1. The ExoMars rover's design, payload, and exploration strategy focus on the search for extinct life; however, the mission also has the potential to recognize chemical indicators of extant life. Only if we were to detect abundant, nondegraded, primary biomolecules—as one would expect to find in association with living (or recently deceased) microorganisms—could we postulate the possible presence of extant life in the samples we have analyzed. Considering the harsh near-surface conditions on Mars, and the fact that we are targeting low-latitude, relatively water-poor landing sites, we do not believe we have high chances of encountering active life. We mention this payload capability because the possibility, although small, exists.

The rover will be equipped with a drill to collect material from outcrops and at depth down to 2 m. This subsurface sampling capability is quite unique and provides the best chance yet to gain access to well-preserved chemical biosignatures.

2. Using the Pasteur instruments, the ExoMars science team will conduct a holistic search for biosignatures (morphological and chemical) and seek corroborating geological context information.

Although SAM's means to characterize indigenous organics have been hindered by their reaction with oxychlorine species in the martian soil, we have learned much from Curiosity to help us prepare future investigations. In fact, the ExoMars organics detection instrument, MOMA, is a joint undertaking of the SAM and COSAC (Rosetta lander) teams. Our work shows that the laser-desorption extraction method implemented in MOMA is not affected by perchlorates. In other words, we are able to detect (relatively large) organic molecules quite effectively even when oxychlorine species are present in the sample.

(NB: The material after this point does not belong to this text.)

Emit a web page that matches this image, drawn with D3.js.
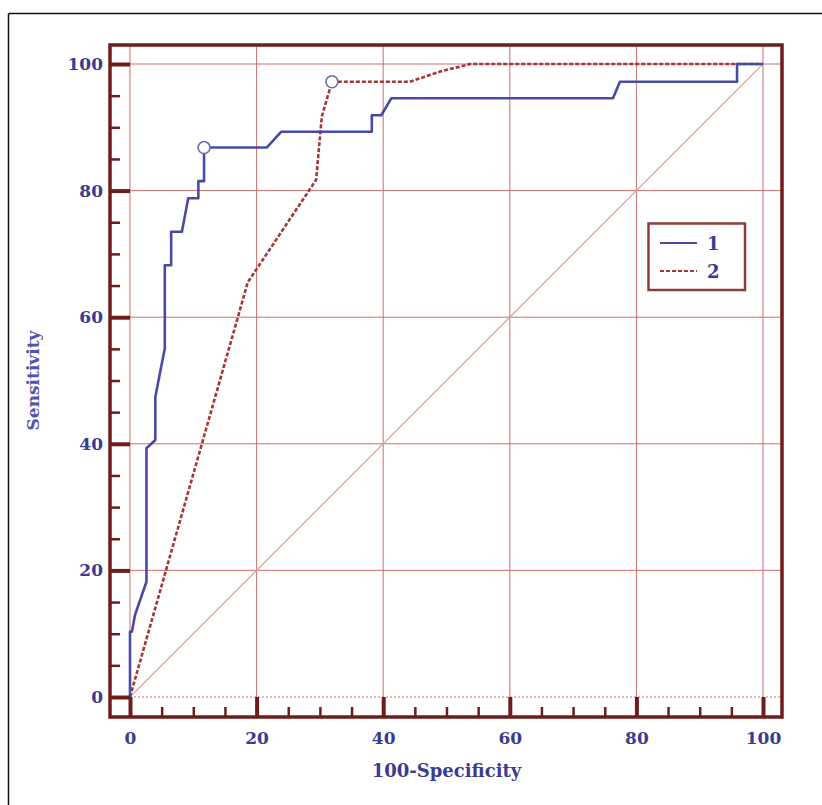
<!DOCTYPE html>
<html>
<head>
<meta charset="utf-8">
<script src="https://cdn.jsdelivr.net/npm/d3@7"></script>
<style>
  html, body { margin: 0; padding: 0; background: #fff; }
  svg { display: block; }
</style>
</head>
<body>
<svg id="chart" width="822" height="805"></svg>
<script>
// ---- Data ----
const series1Name = "1";
const series2Name = "2";
// Series 1 ROC (100-Specificity, Sensitivity)
const series1X = [0, 0, 0.3, 0.8, 2.6, 2.6, 4.0, 4.0, 5.5, 5.5, 6.5, 6.5, 8.2, 9.2, 10.8, 10.8, 11.7, 11.7, 21.6, 23.9, 38.2, 38.2, 39.7, 41.3, 76.3, 77.4, 95.9, 95.9, 100];
const series1Y = [0, 10.3, 10.3, 13.0, 18.2, 39.3, 40.6, 47.4, 55.1, 68.2, 68.2, 73.5, 73.5, 78.8, 78.8, 81.5, 81.5, 86.8, 86.8, 89.3, 89.3, 91.9, 91.9, 94.6, 94.6, 97.2, 97.2, 100, 100];
// Series 2 ROC
const series2X = [0, 18.6, 29.4, 30.3, 31.9, 44.2, 49.0, 53.7, 100];
const series2Y = [0, 65.5, 81.7, 91.7, 97.2, 97.2, 98.8, 100, 100];
// Optimal cut-off markers
const markerX = [11.7, 31.9];
const markerY = [86.8, 97.2];
// Ticks
const majorTicks = [0, 20, 40, 60, 80, 100];
const minorTicks = [5, 10, 15, 25, 30, 35, 45, 50, 55, 65, 70, 75, 85, 90, 95];
const xAxisTitle = "100-Specificity";
const yAxisTitle = "Sensitivity";

// ---- Layout ----
const svg = d3.select("#chart");
const x = d3.scaleLinear().domain([0, 100]).range([130, 763]);
const y = d3.scaleLinear().domain([0, 100]).range([697, 64]);
const lo = -3.16, hi = 103.0;
const fL = x(lo), fR = x(hi), fT = y(hi), fB = y(lo);

const FONT = "'DejaVu Serif', 'Liberation Serif', serif";
const frameColor = "#6e1c1c";
const gridColor = "#cc7070";
const blue = "#4a4aa6";
const red = "#a83535";
const labelColor = "#3b3b92";

// Outer page border (top + left only)
svg.append("line").attr("x1", 8.5).attr("x2", 822).attr("y1", 13.5).attr("y2", 13.5)
  .attr("stroke", "#111").attr("stroke-width", 1.5);
svg.append("line").attr("x1", 8.5).attr("x2", 8.5).attr("y1", 13.5).attr("y2", 805)
  .attr("stroke", "#111").attr("stroke-width", 1.5);

// Grid
const grid = svg.append("g");
grid.selectAll("line.gx").data(majorTicks).join("line")
  .attr("x1", d => x(d)).attr("x2", d => x(d)).attr("y1", fT).attr("y2", fB)
  .attr("stroke", gridColor).attr("stroke-width", 1);
grid.selectAll("line.gy").data(majorTicks).join("line")
  .attr("x1", fL).attr("x2", fR).attr("y1", d => y(d)).attr("y2", d => y(d))
  .attr("stroke", gridColor).attr("stroke-width", 1)
  .attr("stroke-dasharray", d => d === 0 ? "2,2" : null);

// Diagonal reference
svg.append("line").attr("x1", x(0)).attr("y1", y(0)).attr("x2", x(100)).attr("y2", y(100))
  .attr("stroke", "#d9aaa2").attr("stroke-width", 1.3);

// Curves
const line = d3.line().x(d => x(d[0])).y(d => y(d[1]));
const s1 = series1X.map((v, i) => [v, series1Y[i]]);
const s2 = series2X.map((v, i) => [v, series2Y[i]]);
svg.append("path").datum(s2).attr("d", line).attr("fill", "none")
  .attr("stroke", red).attr("stroke-width", 2.6).attr("stroke-dasharray", "4,2");
svg.append("path").datum(s1).attr("d", line).attr("fill", "none")
  .attr("stroke", blue).attr("stroke-width", 2.6).attr("stroke-linejoin", "round");

// Markers
svg.selectAll("circle.mk").data(markerX.map((v, i) => [v, markerY[i]])).join("circle")
  .attr("cx", d => x(d[0])).attr("cy", d => y(d[1])).attr("r", 6)
  .attr("fill", "#fff").attr("stroke", "#6b6bb5").attr("stroke-width", 1.6);

// Axes (ticks inward)
const xAxisG = svg.append("g").attr("transform", `translate(0,${fB})`)
  .call(d3.axisBottom(x).tickValues(majorTicks).tickSize(-20).tickPadding(15).tickFormat(d3.format("d")));
const xMinor = svg.append("g").attr("transform", `translate(0,${fB})`)
  .call(d3.axisBottom(x).tickValues(minorTicks).tickSize(-10).tickFormat(""));
const yAxisG = svg.append("g").attr("transform", `translate(${fL},0)`)
  .call(d3.axisLeft(y).tickValues(majorTicks).tickSize(-20).tickPadding(7).tickFormat(d3.format("d")));
const yMinor = svg.append("g").attr("transform", `translate(${fL},0)`)
  .call(d3.axisLeft(y).tickValues(minorTicks).tickSize(-10).tickFormat(""));

[xAxisG, xMinor, yAxisG, yMinor].forEach(g => {
  g.select(".domain").remove();
  g.selectAll(".tick line").attr("stroke", frameColor);
  g.selectAll(".tick text").attr("fill", labelColor).attr("font-family", FONT)
    .attr("font-weight", "bold").attr("font-size", 17);
});
xAxisG.selectAll(".tick line").attr("stroke-width", 4);
yAxisG.selectAll(".tick line").attr("stroke-width", 4);
xMinor.selectAll(".tick line").attr("stroke-width", 2.5);
yMinor.selectAll(".tick line").attr("stroke-width", 2.5);

// Frame
svg.append("rect").attr("x", fL).attr("y", fT).attr("width", fR - fL).attr("height", fB - fT)
  .attr("fill", "none").attr("stroke", frameColor).attr("stroke-width", 3.5);

// Axis titles
svg.append("text").attr("x", x(50)).attr("y", 777).attr("text-anchor", "middle")
  .attr("font-family", FONT).attr("font-weight", "bold").attr("font-size", 18)
  .attr("fill", labelColor).text(xAxisTitle);
svg.append("text").attr("transform", `translate(39,${y(50)}) rotate(-90)`).attr("text-anchor", "middle")
  .attr("font-family", FONT).attr("font-weight", "bold").attr("font-size", 17)
  .attr("fill", "#5252ae").text(yAxisTitle);

// Legend
const lg = svg.append("g");
lg.append("rect").attr("x", 648.5).attr("y", 223.5).attr("width", 96.5).attr("height", 66.5)
  .attr("fill", "#fff").attr("stroke", "#8a3c3c").attr("stroke-width", 2.5);
const legendItems = [
  { name: series1Name, color: blue, dash: null, yy: 243 },
  { name: series2Name, color: red, dash: "4,2", yy: 271 }
];
lg.selectAll("line.li").data(legendItems).join("line")
  .attr("x1", 660).attr("x2", 697).attr("y1", d => d.yy).attr("y2", d => d.yy)
  .attr("stroke", d => d.color).attr("stroke-width", 2).attr("stroke-dasharray", d => d.dash);
lg.selectAll("text.lt").data(legendItems).join("text")
  .attr("x", 707).attr("y", d => d.yy + 7)
  .attr("font-family", FONT).attr("font-weight", "bold").attr("font-size", 18)
  .attr("fill", labelColor).text(d => d.name);
</script>
</body>
</html>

Another powerful capability of ExoMars is that it can investigate the same mineral grains with LDMS, VIS-IR, and Raman, allowing us the opportunity to observe a target with all three techniques, although the MOMA LDMS footprint is larger than that of the RLS and MicrOmega spectrometers.

Unfortunately, the Mars 2020 rover does not include an analytical chemistry laboratory. Instead, this mission's ability to infer the presence of organics will rely on the use of Raman spectrometry. The remote Raman on the mast is the perfect complement of laser-induced breakdown spectroscopy for the mineralogical–geochemical characterization of the martian surface, but it will be difficult to obtain organic molecule signals with this instrument. The Deep UV Raman technique on the robotic arm can help establish whether organics are present (e.g., by identifying molecular functional groups and, in many cases, their fluorescence spectral features) (Beegle et al., 2016). It will not be easy, however, to determine which are the exact molecules responsible for the observed signature and, hence, try to establish whether they are biogenic. Having a detailed organics characterization instrument (like SAM or MOMA) to complement the Raman spectrometers' findings would have greatly enhanced Mars 2020's ability to study possible biosignatures. Caching of samples was considered the higher priority for this mission.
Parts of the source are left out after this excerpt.